> _TASK TO COMPLETE_: Copy out each line that has "Write" in it.
--- start of LISTED RECORDS ---
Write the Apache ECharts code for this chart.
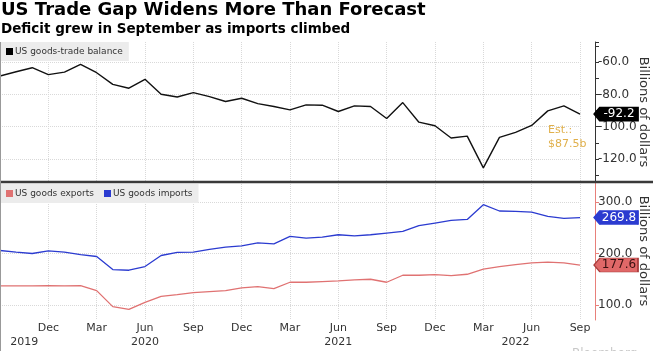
<!DOCTYPE html>
<html>
<head>
<meta charset="utf-8">
<script src="https://cdn.jsdelivr.net/npm/echarts@6/dist/echarts.min.js"></script>
<style>
html,body{margin:0;padding:0;background:#fff;}
#chart{width:653px;height:351px;}
</style>
</head>
<body>
<div id="chart"></div>
<script>
// monthly, Sep 2019 - Sep 2022
var months = ['2019-09','2019-10','2019-11','2019-12',
  '2020-01','2020-02','2020-03','2020-04','2020-05','2020-06','2020-07','2020-08','2020-09','2020-10','2020-11','2020-12',
  '2021-01','2021-02','2021-03','2021-04','2021-05','2021-06','2021-07','2021-08','2021-09','2021-10','2021-11','2021-12',
  '2022-01','2022-02','2022-03','2022-04','2022-05','2022-06','2022-07','2022-08','2022-09'];
var monthNames = {'03':'Mar','06':'Jun','09':'Sep','12':'Dec'};
var yearLabels = ['2019','2020','2021','2022'];
var yearPos = [1.5, 9, 21, 32];

var balance = [-68.6,-66.0,-63.5,-67.8,-66.2,-61.4,-66.6,-73.8,-76.2,-70.7,-79.9,-81.6,-78.9,-81.4,-84.4,-82.4,
  -85.7,-87.5,-89.6,-86.5,-86.7,-90.6,-87.1,-87.5,-94.9,-85.1,-97.2,-99.4,-107.0,-105.8,-125.5,-106.6,-103.5,-99.2,-90.2,-87.1,-92.2];
var goodsExports = [137.0,137.0,137.0,137.7,137.0,137.7,127.9,96.8,91.6,105.2,116.9,120.1,124.0,126.0,127.9,133.1,
  135.7,131.8,144.2,144.2,145.5,146.8,148.7,150.0,144.2,157.8,157.8,159.1,157.1,159.7,169.5,174.7,178.6,181.8,183.1,181.8,177.6];
var goodsImports = [205.8,202.6,200.0,205.2,202.6,198.0,194.2,168.8,167.5,174.7,196.1,202.0,202.6,207.8,212.3,214.9,
  220.8,218.8,233.1,229.9,231.8,236.4,234.4,236.4,239.6,242.9,253.9,259.1,264.3,266.2,294.8,282.5,281.8,280.5,272.1,268.2,269.8];
var estimate = -87.5;

var font = 'DejaVu Sans';
var gridColor = '#d9d9d9';
var last = months.length - 1;

function isQuarter(i) { return monthNames[months[i].slice(5)] !== undefined; }

function tagItem(value, fill, text, border) {
  return {
    coord: [last, value], value: value,
    symbol: 'path://M0,7L6,0L44,0L44,14L6,14Z',
    symbolSize: [44, 14], symbolKeepAspect: false, symbolOffset: [36, 0],
    itemStyle: {color: fill, borderColor: border, borderWidth: 1},
    label: {show: true, position: 'inside', offset: [3, 0], color: text, fontFamily: font, fontSize: 12,
      formatter: function (p) { return p.value.toFixed(1); }}
  };
}

var legendStyle = {
  left: 0, icon: 'rect', itemWidth: 7, itemHeight: 7, itemGap: 10,
  backgroundColor: '#ececec', padding: [5, 6, 5, 6], borderRadius: 0,
  textStyle: {fontFamily: font, fontSize: 9, color: '#333', padding: [0, 0, 0, -3]}
};

var myChart = echarts.init(document.getElementById('chart'));
var option = {
  animation: false,
  title: [
    {text: 'US Trade Gap Widens More Than Forecast', left: 1, top: 1, padding: 0,
      textStyle: {fontFamily: font, fontWeight: 'bold', fontSize: 18, color: '#000'}},
    {text: 'Deficit grew in September as imports climbed', left: 1, top: 22, padding: 0,
      textStyle: {fontFamily: font, fontWeight: 'bold', fontSize: 13.5, color: '#000'}}
  ],
  legend: [
    Object.assign({top: 42, data: ['US goods-trade balance']}, legendStyle),
    Object.assign({top: 184, data: ['US goods exports', 'US goods imports']}, legendStyle)
  ],
  grid: [
    {left: 0, right: 73, top: 42, bottom: 169, outerBoundsMode: 'none'},
    {left: 0, right: 73, top: 182, bottom: 31, outerBoundsMode: 'none'}
  ],
  xAxis: [
    {gridIndex: 0, type: 'category', data: months, boundaryGap: false,
      axisLine: {show: false}, axisTick: {show: false}, axisLabel: {show: false},
      splitLine: {show: true, interval: function (i) { return isQuarter(i); }, lineStyle: {color: gridColor, type: 'dotted'}}},
    {gridIndex: 1, type: 'category', data: months, boundaryGap: false,
      axisLine: {show: false}, axisTick: {show: false},
      axisLabel: {interval: function (i) { return i > 0 && isQuarter(i); }, margin: 3, color: '#333', fontFamily: font, fontSize: 11,
        formatter: function (v) { return monthNames[v.slice(5)] || ''; }},
      splitLine: {show: true, interval: function (i) { return isQuarter(i); }, lineStyle: {color: gridColor, type: 'dotted'}}},
    {gridIndex: 1, type: 'value', min: 0, max: last, position: 'bottom', offset: 14,
      axisLine: {show: false}, axisTick: {show: false}, splitLine: {show: false},
      axisLabel: {customValues: yearPos, margin: 3, color: '#333', fontFamily: font, fontSize: 11,
        formatter: function (v) { var k = yearPos.indexOf(v); return k < 0 ? '' : yearLabels[k]; }}}
  ],
  yAxis: [
    {gridIndex: 0, type: 'value', position: 'right', offset: 15, min: -134.2, max: -47.6, splitNumber: 4,
      axisLine: {show: true, onZero: false, lineStyle: {color: '#333'}},
      axisTick: {show: true, length: 4, lineStyle: {color: '#333'}},
      minorTick: {show: true, splitNumber: 2, length: 4, lineStyle: {color: '#333'}},
      axisLabel: {showMinLabel: false, showMaxLabel: false, margin: 3, color: '#333', fontFamily: font, fontSize: 12,
        formatter: function (v) { return v.toFixed(1); }},
      splitLine: {show: true, showMinLine: false, showMaxLine: false, lineStyle: {color: gridColor, type: 'dotted'}},
      name: 'Billions of dollars', nameLocation: 'middle', nameRotate: -90, nameGap: 42, nameMoveOverlap: false,
      nameTextStyle: {fontFamily: font, fontSize: 13, color: '#333'}},
    {gridIndex: 1, type: 'value', position: 'right', offset: 15, min: 70.9, max: 338.8, splitNumber: 3,
      axisLine: {show: true, onZero: false, lineStyle: {color: '#e8807a'}},
      axisTick: {show: true, length: 4, lineStyle: {color: '#e8807a'}},
      axisLabel: {showMinLabel: false, showMaxLabel: false, margin: 3, color: '#333', fontFamily: font, fontSize: 12,
        formatter: function (v) { return v.toFixed(1); }},
      splitLine: {show: true, showMinLine: false, showMaxLine: false, lineStyle: {color: gridColor, type: 'dotted'}},
      name: 'Billions of dollars', nameLocation: 'middle', nameRotate: -90, nameGap: 42, nameMoveOverlap: false,
      nameTextStyle: {fontFamily: font, fontSize: 13, color: '#333'}}
  ],
  series: [
    {name: 'US goods-trade balance', type: 'line', xAxisIndex: 0, yAxisIndex: 0, data: balance,
      symbol: 'none', lineStyle: {color: '#111', width: 1.4}, itemStyle: {color: '#000'},
      markPoint: {silent: true, data: [
        tagItem(balance[last], '#000', '#fff', '#000'),
        {coord: [last, estimate], value: estimate, symbol: 'circle', symbolSize: 0,
          label: {show: true, position: 'inside', align: 'left', offset: [-32, 31], lineHeight: 14,
            color: '#e0b04c', fontFamily: font, fontSize: 11, formatter: 'Est.:\n$87.5b'}}
      ]}},
    {name: 'US goods exports', type: 'line', xAxisIndex: 1, yAxisIndex: 1, data: goodsExports,
      symbol: 'none', lineStyle: {color: '#e07272', width: 1.3}, itemStyle: {color: '#e07272'},
      markPoint: {silent: true, data: [tagItem(goodsExports[last], '#e06868', '#3a1010', '#a83c3c')]}},
    {name: 'US goods imports', type: 'line', xAxisIndex: 1, yAxisIndex: 1, data: goodsImports,
      symbol: 'none', lineStyle: {color: '#2b3bd0', width: 1.3}, itemStyle: {color: '#2b3bd0'},
      markPoint: {silent: true, data: [tagItem(goodsImports[last], '#2b3bd0', '#fff', '#2b3bd0')]}}
  ],
  graphic: [
    {type: 'line', shape: {x1: 0, y1: 182, x2: 653, y2: 182}, style: {stroke: '#3a3a3a', lineWidth: 2.5}, z: 10},
    {type: 'line', shape: {x1: 0.5, y1: 42, x2: 0.5, y2: 351}, style: {stroke: '#999', lineWidth: 1}, z: 10},
    {type: 'text', left: 572, top: 348, style: {text: 'Bloomberg', fill: '#c8c8c8', font: '12px ' + font}}
  ]
};
myChart.setOption(option);
</script>
</body>
</html>
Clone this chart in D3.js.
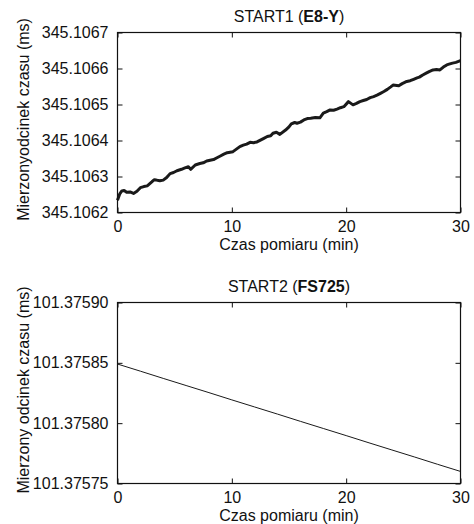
<!DOCTYPE html>
<html>
<head>
<meta charset="utf-8">
<script src="https://cdn.jsdelivr.net/npm/d3@7"></script>
<style>
  body { margin: 0; background: #fff; }
  svg text { font-family: "Liberation Sans", Arial, sans-serif; fill: #111; }
</style>
</head>
<body>
<div id="chart"></div>
<script>
// START1 (E8-Y) measured interval, minutes vs ms
let time1 = [0, 0.2, 0.38, 0.58, 0.8, 1.1, 1.4, 1.7, 2.0, 2.3, 2.6, 3.0, 3.2, 3.4, 3.7, 4.0, 4.3, 4.6, 4.9, 5.2, 5.6, 5.9, 6.2, 6.4, 6.8, 7.2, 7.5, 7.8, 8.1, 8.4, 8.7, 9.0, 9.3, 9.6, 10.1, 10.4, 10.7, 11.0, 11.3, 11.6, 11.9, 12.2, 12.5, 12.8, 13.1, 13.4, 13.6, 13.9, 14.2, 14.7, 15.0, 15.2, 15.5, 15.7, 16.0, 16.3, 16.6, 16.9, 17.3, 17.7, 18.0, 18.3, 18.6, 18.9, 19.2, 19.5, 19.8, 20.2, 20.6, 20.9, 21.2, 21.5, 21.8, 22.1, 22.4, 22.7, 23.0, 23.3, 23.6, 23.9, 24.1, 24.6, 24.9, 25.3, 25.6, 25.9, 26.2, 26.4, 26.7, 27.0, 27.3, 27.6, 27.9, 28.2, 28.5, 28.8, 29.0, 29.3, 29.6, 30];
let value1 = [345.106234, 345.106252, 345.106260, 345.106261, 345.106256, 345.106257, 345.106253, 345.106259, 345.106269, 345.106272, 345.106274, 345.106285, 345.106291, 345.106290, 345.106288, 345.106290, 345.106297, 345.106308, 345.106311, 345.106316, 345.106320, 345.106324, 345.106327, 345.106320, 345.106332, 345.106336, 345.106338, 345.106343, 345.106345, 345.106347, 345.106352, 345.106357, 345.106362, 345.106366, 345.106369, 345.106376, 345.106383, 345.106387, 345.106390, 345.106395, 345.106394, 345.106396, 345.106401, 345.106406, 345.106411, 345.106413, 345.106420, 345.106423, 345.106417, 345.106429, 345.106438, 345.106446, 345.106450, 345.106448, 345.106451, 345.106457, 345.106461, 345.106462, 345.106464, 345.106463, 345.106476, 345.106480, 345.106485, 345.106484, 345.106487, 345.106491, 345.106494, 345.106508, 345.106499, 345.106503, 345.106508, 345.106511, 345.106514, 345.106519, 345.106522, 345.106526, 345.106531, 345.106536, 345.106542, 345.106549, 345.106554, 345.106552, 345.106558, 345.106564, 345.106566, 345.106570, 345.106574, 345.106576, 345.106582, 345.106587, 345.106592, 345.106596, 345.106597, 345.106596, 345.106604, 345.106610, 345.106612, 345.106615, 345.106617, 345.106622];

// START2 (FS725)
let time2 = [0, 2, 4, 6, 8, 10, 12, 14, 16, 18, 20, 22, 24, 26, 28, 30];
let value2 = [101.3758490, 101.3758431, 101.3758371, 101.3758312, 101.3758253, 101.3758193, 101.3758134, 101.3758075, 101.3758015, 101.3757956, 101.3757897, 101.3757837, 101.3757778, 101.3757719, 101.3757659, 101.3757600];

let xTicks = [0, 10, 20, 30];
let yTicks1 = [345.1062, 345.1063, 345.1064, 345.1065, 345.1066, 345.1067];
let yTicks2 = [101.37575, 101.37580, 101.37585, 101.37590];

let width = 474;
let height = 524;

let svg = d3.select("#chart").append("svg")
    .attr("width", width)
    .attr("height", height);

function drawPanel(opts) {
    let left = 117.5, right = 460.5;
    let top = opts.top, bottom = opts.bottom;

    let x = d3.scaleLinear().domain([0, 30]).range([left, right]);
    let y = d3.scaleLinear().domain(opts.yDomain).range([bottom, top]);

    let g = svg.append("g");

    // curve
    let line = d3.line()
        .x((d, i) => x(opts.t[i]))
        .y(d => y(d));
    g.append("path")
        .datum(opts.v)
        .attr("d", line)
        .attr("fill", "none")
        .attr("stroke", "#1a1a1a")
        .attr("stroke-width", opts.lw)
        .attr("stroke-linejoin", "round");

    // axes with inward ticks, MATLAB style box
    let tl = 5;
    g.append("g")
        .attr("transform", `translate(0,${bottom})`)
        .call(d3.axisBottom(x).tickValues(xTicks).tickSizeInner(-tl).tickSizeOuter(0).tickPadding(8))
        .call(a => a.selectAll("text").style("font-size", "16px"));
    g.append("g")
        .attr("transform", `translate(0,${top})`)
        .call(d3.axisTop(x).tickValues(xTicks).tickSizeInner(-tl).tickSizeOuter(0).tickFormat(""));
    g.append("g")
        .attr("transform", `translate(${left},0)`)
        .call(d3.axisLeft(y).tickValues(opts.yTicks).tickSizeInner(-tl).tickSizeOuter(0).tickPadding(9).tickFormat(opts.fmt))
        .call(a => a.selectAll("text").style("font-size", "16px"));
    g.append("g")
        .attr("transform", `translate(${right},0)`)
        .call(d3.axisRight(y).tickValues(opts.yTicks).tickSizeInner(-tl).tickSizeOuter(0).tickFormat(""));
    g.selectAll(".domain").remove();
    g.selectAll(".tick line").attr("stroke", "#111");

    g.append("rect")
        .attr("x", left).attr("y", top)
        .attr("width", right - left).attr("height", bottom - top)
        .attr("fill", "none").attr("stroke", "#111").attr("stroke-width", 1.2);

    // title
    let title = g.append("text")
        .attr("x", (left + right) / 2)
        .attr("y", top - 11)
        .attr("text-anchor", "middle")
        .style("font-size", "16px");
    title.append("tspan").text(opts.title[0]);
    title.append("tspan").attr("font-weight", "bold").text(opts.title[1]);
    title.append("tspan").text(")");

    // axis labels
    g.append("text")
        .attr("x", (left + right) / 2)
        .attr("y", bottom + 37)
        .attr("text-anchor", "middle")
        .style("font-size", "16px")
        .text("Czas pomiaru (min)");
    g.append("text")
        .attr("transform", `translate(29,${(top + bottom) / 2 - 3}) rotate(-90)`)
        .attr("text-anchor", "middle")
        .style("font-size", "16px")
        .text(opts.ylabel);
}

drawPanel({
    top: 32.5, bottom: 212.5,
    yDomain: [345.1062, 345.1067],
    yTicks: yTicks1,
    fmt: d3.format(".4f"),
    t: time1, v: value1, lw: 3,
    title: ["START1 (", "E8-Y"],
    ylabel: "Mierzonyodcinek czasu (ms)"
});

drawPanel({
    top: 302.5, bottom: 483.5,
    yDomain: [101.37575, 101.37590],
    yTicks: yTicks2,
    fmt: d3.format(".5f"),
    t: time2, v: value2, lw: 1,
    title: ["START2 (", "FS725"],
    ylabel: "Mierzony odcinek czasu (ms)"
});
</script>
</body>
</html>
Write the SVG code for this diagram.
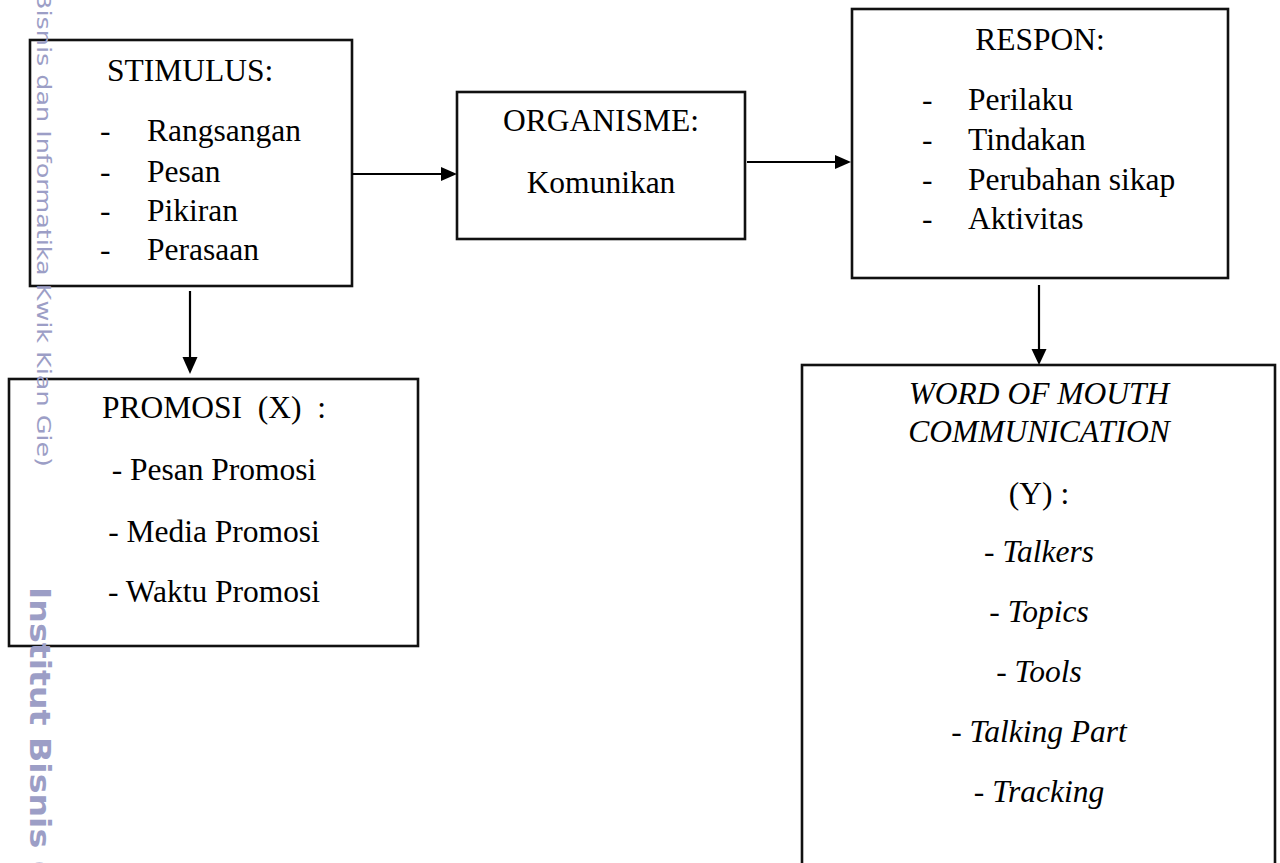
<svg xmlns="http://www.w3.org/2000/svg" width="1280" height="863" viewBox="0 0 1280 863">
<defs>
<style>
.box{fill:#fff;stroke:#111;stroke-width:2.6}
.t{font-family:"Liberation Serif","Times New Roman",serif;font-size:31.5px;fill:#000}
.c{text-anchor:middle}
.i{font-style:italic}
.ln{stroke:#000;stroke-width:2.2;fill:none}
.hd{fill:#000}
.wm{font-family:"DejaVu Sans","Noto Sans",sans-serif;fill:#9c9ec6}
</style>
</defs>
<rect width="1280" height="863" fill="#fff"/>

<g id="stimulus">
<rect class="box" x="30" y="40" width="322" height="246"/>
<text class="t" x="107" y="81">STIMULUS:</text>
<text class="t" x="100" y="141">-</text><text class="t" x="147" y="141">Rangsangan</text>
<text class="t" x="100" y="182">-</text><text class="t" x="147" y="182">Pesan</text>
<text class="t" x="100" y="221">-</text><text class="t" x="147" y="221">Pikiran</text>
<text class="t" x="100" y="260">-</text><text class="t" x="147" y="260">Perasaan</text>
</g>

<g id="organisme">
<rect class="box" x="457" y="92" width="288" height="147"/>
<text class="t c" x="601" y="131">ORGANISME:</text>
<text class="t c" x="601" y="193">Komunikan</text>
</g>

<g id="respon">
<rect class="box" x="852" y="9" width="376" height="269"/>
<text class="t c" x="1040" y="50">RESPON:</text>
<text class="t" x="922" y="110">-</text><text class="t" x="968" y="110">Perilaku</text>
<text class="t" x="922" y="150">-</text><text class="t" x="968" y="150">Tindakan</text>
<text class="t" x="922" y="190">-</text><text class="t" x="968" y="190">Perubahan sikap</text>
<text class="t" x="922" y="229">-</text><text class="t" x="968" y="229">Aktivitas</text>
</g>

<g id="promosi">
<rect class="box" x="9" y="379" width="409" height="267"/>
<text class="t c" x="214" y="418" xml:space="preserve">PROMOSI  (X)  :</text>
<text class="t c" x="214" y="480">- Pesan Promosi</text>
<text class="t c" x="214" y="542">- Media Promosi</text>
<text class="t c" x="214" y="602">- Waktu Promosi</text>
</g>

<g id="wom">
<rect class="box" x="802" y="365" width="473" height="520"/>
<text class="t c i" x="1039" y="404">WORD OF MOUTH</text>
<text class="t c i" x="1039" y="442">COMMUNICATION</text>
<text class="t c" x="1039" y="504">(Y) :</text>
<text class="t c" x="1039" y="562">- <tspan class="i">Talkers</tspan></text>
<text class="t c" x="1039" y="622">- <tspan class="i">Topics</tspan></text>
<text class="t c" x="1039" y="682">- <tspan class="i">Tools</tspan></text>
<text class="t c" x="1039" y="742">- <tspan class="i">Talking Part</tspan></text>
<text class="t c" x="1039" y="802">- <tspan class="i">Tracking</tspan></text>
</g>

<g id="connectors">
<line class="ln" x1="352" y1="174" x2="444" y2="174"/>
<polygon class="hd" points="457,174 441,167 441,181"/>
<line class="ln" x1="747" y1="162" x2="838" y2="162"/>
<polygon class="hd" points="851,162 835,155 835,169"/>
<line class="ln" x1="190" y1="291" x2="190" y2="360"/>
<polygon class="hd" points="190,374 182.5,357 197.5,357"/>
<line class="ln" x1="1039" y1="285" x2="1039" y2="352"/>
<polygon class="hd" points="1039,365 1031.5,349 1046.5,349"/>
</g>

<g id="watermark">
<text class="wm" transform="translate(37,-8) rotate(90)" x="0" y="0" font-size="19" textLength="475" lengthAdjust="spacingAndGlyphs">Bisnis dan Informatika Kwik Kian Gie)</text>
<text class="wm" transform="translate(30,587) rotate(90)" x="0" y="0" font-size="28" font-weight="bold" textLength="288" lengthAdjust="spacingAndGlyphs">Institut Bisnis (</text>
</g>
</svg>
--- end of LISTED RECORDS ---
> _CORRECT RESPONSE_:
Write the Apache ECharts code for this chart.
Write the SVG code for this diagram.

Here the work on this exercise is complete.